Here is an interesting post by Kevin Levin about Abraham Lincoln’s advocacy of colonization, or the shipping of slaves to another part of the world so that they could live as free people. Apparently a forthcoming book argues, based on new evidence, that Lincoln pursued colonization schemes even after he wrote the Emancipation Proclamation.
I am not a Lincoln scholar, so I do not know how new or groundbreaking this is, but I should say that it is the first I have heard of Lincoln promoting colonization after emancipation.
Here is the press release for Philip Magness and Sebastian Page’s book Colonization After Emancipation: Lincoln and the Movement for Black Resettlement (University of Missouri Press):
History has long acknowledged that President Abraham Lincoln, the Great Emancipator, had considered other approaches to rectifying the problem of slavery during his administration. Prior to Emancipation, Lincoln was a proponent of colonization: the idea of sending African American slaves to another land to live as free people. Lincoln supported resettlement schemes in Panama and Haiti early in his presidency and openly advocated the idea through the fall of 1862. But the bigoted, flawed concept of colonization never became a permanent fixture of U.S. policy, and by the time Lincoln had signed the Emancipation Proclamation on January 1, 1863, the word “colonization” had disappeared from his public lexicon. As such, history remembers Lincoln as having abandoned his support of colonization when he signed the proclamation. Documents exist, however, that tell another story.
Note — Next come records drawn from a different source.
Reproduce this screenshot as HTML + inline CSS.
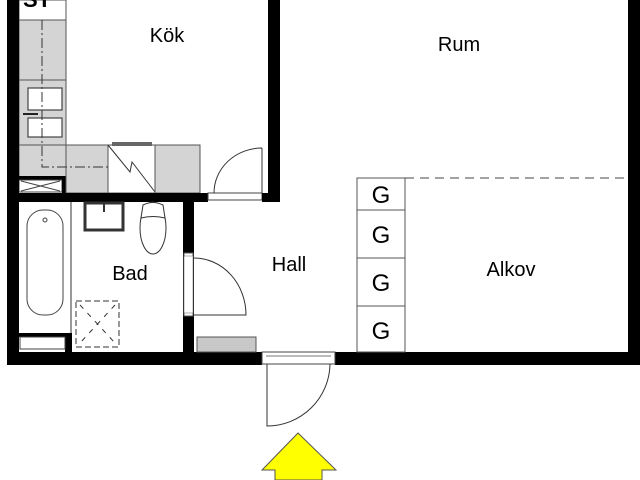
<!DOCTYPE html>
<html><head><meta charset="utf-8"><style>
html,body{margin:0;padding:0;background:#fff;width:640px;height:480px;overflow:hidden}
svg{display:block}
text{font-family:"Liberation Sans",sans-serif;fill:#000}
</style></head><body>
<svg width="640" height="480" viewBox="0 0 640 480" xmlns="http://www.w3.org/2000/svg">
<rect width="640" height="480" fill="#fff"/>
<!-- kitchen left counter -->
<rect x="19" y="0" width="47" height="20" fill="#fff" stroke="#555" stroke-width="1"/>
<text x="23" y="7" font-size="22" font-weight="bold">ST</text>
<rect x="19" y="20" width="47" height="60" fill="#d4d4d4" stroke="#555"/>
<rect x="19" y="80" width="47" height="65" fill="#d4d4d4" stroke="#555"/>
<rect x="28" y="88" width="34" height="22" fill="#fff" stroke="#444" stroke-width="1.2"/>
<rect x="28" y="118" width="34" height="19" fill="#fff" stroke="#444" stroke-width="1.2"/>
<line x1="23" y1="114" x2="38" y2="114" stroke="#222" stroke-width="2"/>
<rect x="19" y="145" width="47" height="33" fill="#d4d4d4" stroke="#555"/>
<rect x="19" y="176" width="47" height="4" fill="#000"/>
<rect x="19" y="180" width="43" height="12" fill="#fff" stroke="#444"/>
<path d="M21 181 L60 191 M21 191 L60 181" stroke="#444" stroke-width="1"/>
<rect x="62" y="176" width="4" height="17" fill="#000"/>
<!-- bottom counter -->
<rect x="66" y="145" width="42" height="48" fill="#d4d4d4" stroke="#555"/>
<rect x="108" y="145" width="47" height="48" fill="#fff" stroke="#555"/>
<rect x="112" y="142" width="40" height="4" fill="#666"/>
<path d="M108 145 L130 172 L132 162 L155 192" stroke="#333" fill="none" stroke-width="1"/>
<rect x="155" y="145" width="45" height="48" fill="#d4d4d4" stroke="#555"/>
<path d="M42 20 V167 H108" stroke="#333" fill="none" stroke-dasharray="10,3,2,3" stroke-width="1"/>
<!-- walls -->
<rect x="7" y="0" width="12" height="365" fill="#000"/>
<rect x="7" y="352" width="255" height="13" fill="#000"/>
<rect x="335" y="352" width="305" height="13" fill="#000"/>
<rect x="628" y="0" width="12" height="365" fill="#000"/>
<rect x="268" y="0" width="12" height="202" fill="#000"/>
<rect x="7" y="193" width="201" height="9" fill="#000"/>
<rect x="208" y="193" width="54" height="7" fill="#fff" stroke="#444"/>
<rect x="262" y="193" width="18" height="9" fill="#000"/>
<rect x="183" y="202" width="11" height="150" fill="#000"/>
<rect x="184" y="253" width="9" height="63" fill="#fff" stroke="#555"/>
<rect x="184" y="256" width="9" height="57" fill="#fff" stroke="#777" stroke-width="0.6"/>
<!-- kitchen door -->
<path d="M262 148 V193 M262 148 A48 45 0 0 0 214 193" stroke="#333" fill="none" stroke-width="1"/>
<!-- bathroom -->
<line x1="71" y1="202" x2="71" y2="333" stroke="#333"/>
<rect x="27" y="210" width="36" height="105" rx="16" fill="#fff" stroke="#444"/>
<circle cx="45" cy="220" r="2" fill="none" stroke="#444"/>
<rect x="19" y="333" width="53" height="4" fill="#000"/>
<rect x="65" y="333" width="7" height="19" fill="#000"/>
<rect x="20" y="337" width="45" height="12" fill="#fff" stroke="#444"/>
<rect x="85" y="203" width="38" height="27" fill="#fff" stroke="#333" stroke-width="3"/>
<line x1="104" y1="203" x2="104" y2="212" stroke="#333" stroke-width="2"/>
<ellipse cx="153" cy="228" rx="13" ry="26" fill="#fff" stroke="#333"/>
<path d="M143 205 Q153 200 163 205 L165 218 Q153 215 141 218 Z" fill="#fff" stroke="#333"/>
<rect x="76" y="301" width="43" height="46" fill="none" stroke="#333" stroke-dasharray="6,3"/>
<path d="M80 305 L115 343 M115 305 L80 343" stroke="#333" stroke-dasharray="5,6" fill="none"/>
<!-- hall door -->
<path d="M194 315 H246 A52 57 0 0 0 194 258" stroke="#333" fill="none"/>
<rect x="197" y="337" width="59" height="15" fill="#c8c8c8" stroke="#555"/>
<!-- entry -->
<rect x="262" y="352" width="73" height="12" fill="#fff" stroke="#444"/>
<line x1="266" y1="356" x2="331" y2="356" stroke="#777"/>
<path d="M267 364 V426 A63 63 0 0 0 330 364" stroke="#333" fill="none"/>
<polygon points="298,433 336,470 322,470 322,480 275,480 275,470 262,470" fill="#ffff00" stroke="#555" stroke-width="1"/>
<!-- closets -->
<rect x="357" y="178" width="48" height="174" fill="#fff" stroke="#555"/>
<line x1="357" y1="210" x2="405" y2="210" stroke="#555"/>
<line x1="357" y1="258" x2="405" y2="258" stroke="#555"/>
<line x1="357" y1="306" x2="405" y2="306" stroke="#555"/>
<line x1="405" y1="178" x2="628" y2="178" stroke="#444" stroke-dasharray="9,6"/>
<g font-size="24" text-anchor="middle">
<text x="381" y="203">G</text><text x="381" y="243">G</text><text x="381" y="291">G</text><text x="381" y="339">G</text>
</g>
<g font-size="20" text-anchor="middle">
<text x="167" y="42">Kök</text>
<text x="459" y="51">Rum</text>
<text x="289" y="271">Hall</text>
<text x="130" y="280">Bad</text>
<text x="511" y="276">Alkov</text>
</g>
</svg>
</body></html>
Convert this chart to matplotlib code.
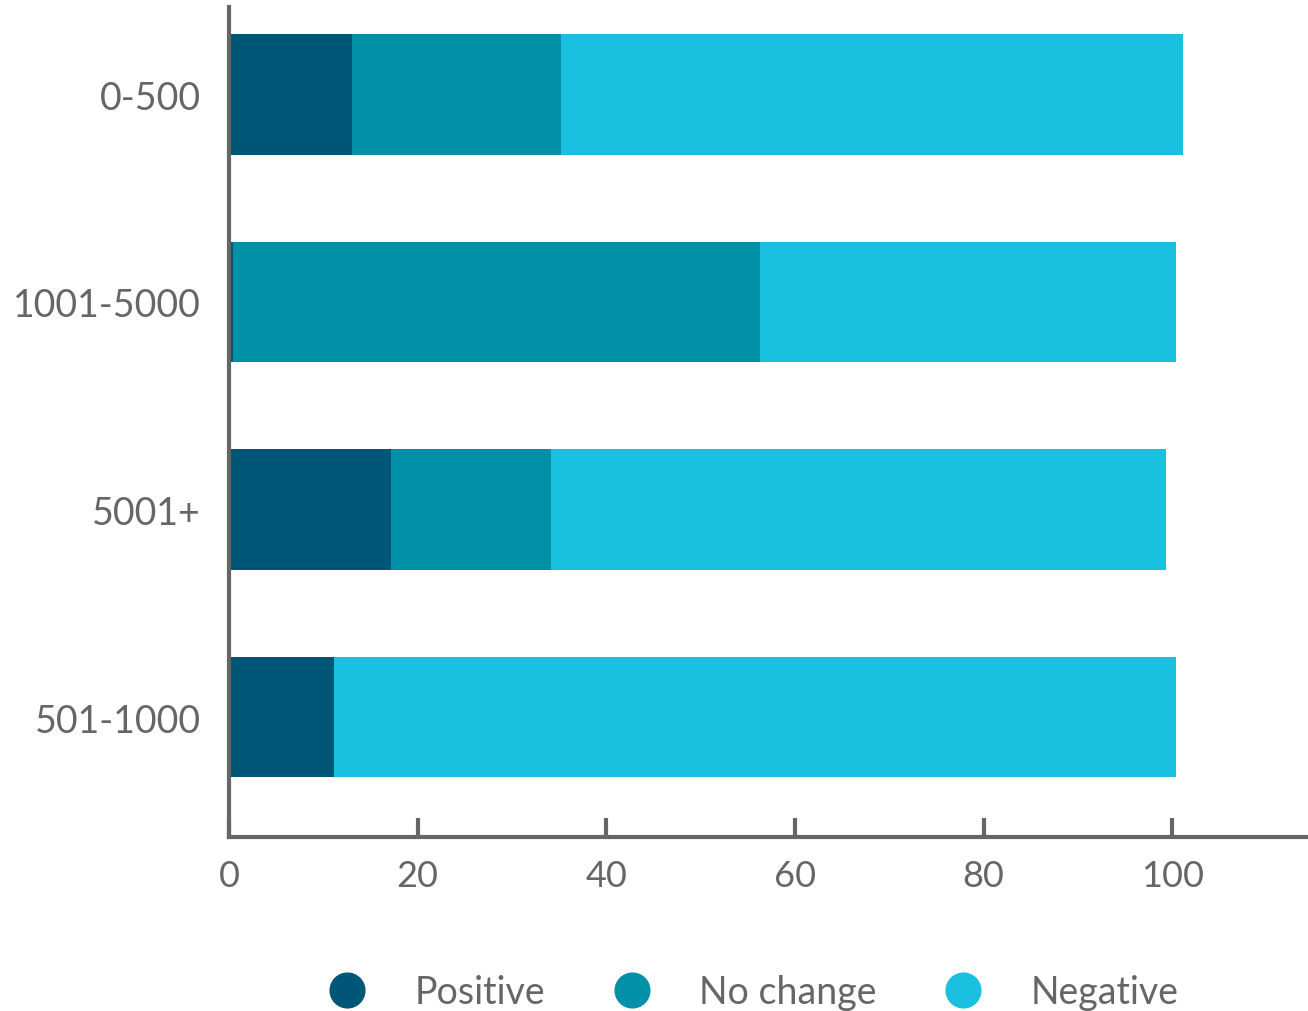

Colonization after Emancipation: Lincoln and the Movement for Black Resettlement explores the previously unknown truth about Lincoln’s attitude toward colonization. Scholars Phillip W. Magness and Sebastian N. Page combed through extensive archival materials, finding evidence, particularly within British Colonial and Foreign Office documents, which exposes what history has neglected to reveal—that Lincoln continued to pursue colonization for close to a year after emancipation. Their research even shows that Lincoln may have been attempting to revive this policy at the time of his assassination.
Using long-forgotten records scattered across three continents—many of them untouched since the Civil War—the authors show that Lincoln continued his search for a freedmen’s colony much longer than previously thought. Colonization after Emancipation reveals Lincoln’s highly secretive negotiations with the British government to find suitable lands for colonization in the West Indies and depicts how the U.S. government worked with British agents and leaders in the free black community to recruit emigrants for the proposed colonies. The book shows that the scheme was never very popular within Lincoln’s administration and even became a subject of subversion when the president’s subordinates began battling for control over a lucrative “colonization fund” established by Congress.
Colonization after Emancipation reveals an unexplored chapter of the emancipation story. A valuable contribution to Lincoln studies and Civil War history, this book unearths the facts about an ill-fated project and illuminates just how complex, and even convoluted, Abraham Lincoln’s ideas about the end of slavery really were.